* [THE EXERCISE]
Take the listing from its first line through the line that contains "s.set_visible(False)" and please retype those lines exactly, leaving out the pictures.
--- Begin INFORMATION SUPPLIED ---
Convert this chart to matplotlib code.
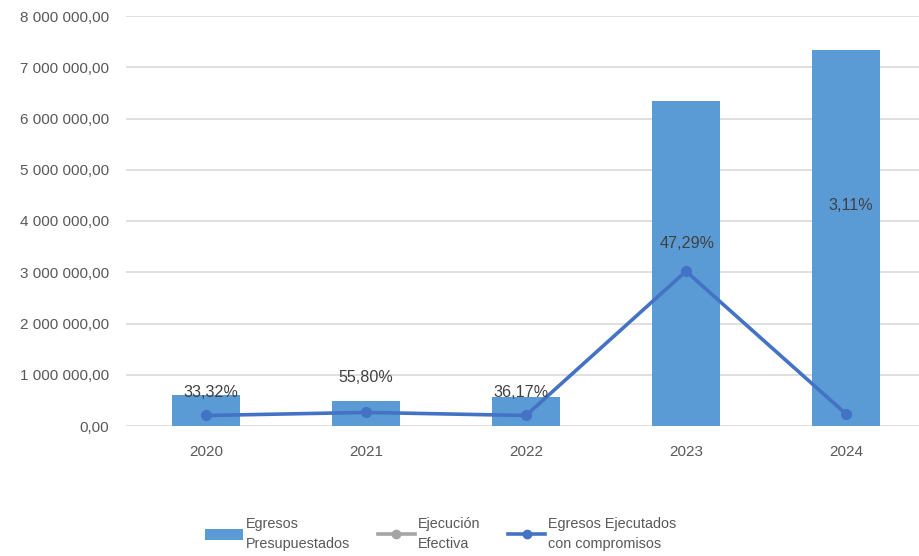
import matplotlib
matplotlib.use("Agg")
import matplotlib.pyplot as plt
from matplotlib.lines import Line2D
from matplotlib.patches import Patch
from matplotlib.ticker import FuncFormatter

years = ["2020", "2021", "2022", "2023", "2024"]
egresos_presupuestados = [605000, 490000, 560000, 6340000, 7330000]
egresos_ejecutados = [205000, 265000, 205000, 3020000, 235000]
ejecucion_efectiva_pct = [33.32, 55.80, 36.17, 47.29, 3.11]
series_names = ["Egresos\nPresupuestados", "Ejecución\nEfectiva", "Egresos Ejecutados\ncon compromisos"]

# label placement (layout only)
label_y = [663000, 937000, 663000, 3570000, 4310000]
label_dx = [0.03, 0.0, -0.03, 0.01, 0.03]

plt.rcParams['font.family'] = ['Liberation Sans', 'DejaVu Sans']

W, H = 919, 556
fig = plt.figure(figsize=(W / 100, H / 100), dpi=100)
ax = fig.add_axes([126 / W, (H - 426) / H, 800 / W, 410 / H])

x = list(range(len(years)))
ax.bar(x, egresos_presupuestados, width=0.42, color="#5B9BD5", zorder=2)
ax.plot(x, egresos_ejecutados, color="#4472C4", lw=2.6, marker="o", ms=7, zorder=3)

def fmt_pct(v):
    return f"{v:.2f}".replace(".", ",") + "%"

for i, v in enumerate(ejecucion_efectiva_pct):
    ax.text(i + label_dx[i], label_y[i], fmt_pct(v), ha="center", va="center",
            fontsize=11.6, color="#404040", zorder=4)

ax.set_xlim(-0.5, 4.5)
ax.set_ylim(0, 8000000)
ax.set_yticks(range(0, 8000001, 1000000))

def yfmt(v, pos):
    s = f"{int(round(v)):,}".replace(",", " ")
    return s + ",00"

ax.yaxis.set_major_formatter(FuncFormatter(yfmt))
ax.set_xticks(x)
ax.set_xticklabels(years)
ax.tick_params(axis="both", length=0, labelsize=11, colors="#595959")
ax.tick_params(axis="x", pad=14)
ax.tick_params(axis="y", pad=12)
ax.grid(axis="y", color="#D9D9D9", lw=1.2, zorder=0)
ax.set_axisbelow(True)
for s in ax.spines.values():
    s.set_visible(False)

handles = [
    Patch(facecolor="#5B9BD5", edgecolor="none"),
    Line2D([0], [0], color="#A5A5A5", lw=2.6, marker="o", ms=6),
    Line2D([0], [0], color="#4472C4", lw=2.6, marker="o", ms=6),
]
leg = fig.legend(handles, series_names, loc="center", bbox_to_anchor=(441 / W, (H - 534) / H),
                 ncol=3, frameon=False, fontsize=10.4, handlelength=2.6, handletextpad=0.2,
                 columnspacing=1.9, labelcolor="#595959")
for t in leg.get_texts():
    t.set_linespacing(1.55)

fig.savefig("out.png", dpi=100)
--- End INFORMATION SUPPLIED ---
* [OUTPUT FOR THIS EXERCISE]
Convert this chart to matplotlib code.
import matplotlib
matplotlib.use("Agg")
import matplotlib.pyplot as plt
from matplotlib.lines import Line2D
from matplotlib.patches import Patch
from matplotlib.ticker import FuncFormatter

years = ["2020", "2021", "2022", "2023", "2024"]
egresos_presupuestados = [605000, 490000, 560000, 6340000, 7330000]
egresos_ejecutados = [205000, 265000, 205000, 3020000, 235000]
ejecucion_efectiva_pct = [33.32, 55.80, 36.17, 47.29, 3.11]
series_names = ["Egresos\nPresupuestados", "Ejecución\nEfectiva", "Egresos Ejecutados\ncon compromisos"]

# label placement (layout only)
label_y = [663000, 937000, 663000, 3570000, 4310000]
label_dx = [0.03, 0.0, -0.03, 0.01, 0.03]

plt.rcParams['font.family'] = ['Liberation Sans', 'DejaVu Sans']

W, H = 919, 556
fig = plt.figure(figsize=(W / 100, H / 100), dpi=100)
ax = fig.add_axes([126 / W, (H - 426) / H, 800 / W, 410 / H])

x = list(range(len(years)))
ax.bar(x, egresos_presupuestados, width=0.42, color="#5B9BD5", zorder=2)
ax.plot(x, egresos_ejecutados, color="#4472C4", lw=2.6, marker="o", ms=7, zorder=3)

def fmt_pct(v):
    return f"{v:.2f}".replace(".", ",") + "%"

for i, v in enumerate(ejecucion_efectiva_pct):
    ax.text(i + label_dx[i], label_y[i], fmt_pct(v), ha="center", va="center",
            fontsize=11.6, color="#404040", zorder=4)

ax.set_xlim(-0.5, 4.5)
ax.set_ylim(0, 8000000)
ax.set_yticks(range(0, 8000001, 1000000))

def yfmt(v, pos):
    s = f"{int(round(v)):,}".replace(",", " ")
    return s + ",00"

ax.yaxis.set_major_formatter(FuncFormatter(yfmt))
ax.set_xticks(x)
ax.set_xticklabels(years)
ax.tick_params(axis="both", length=0, labelsize=11, colors="#595959")
ax.tick_params(axis="x", pad=14)
ax.tick_params(axis="y", pad=12)
ax.grid(axis="y", color="#D9D9D9", lw=1.2, zorder=0)
ax.set_axisbelow(True)
for s in ax.spines.values():
    s.set_visible(False)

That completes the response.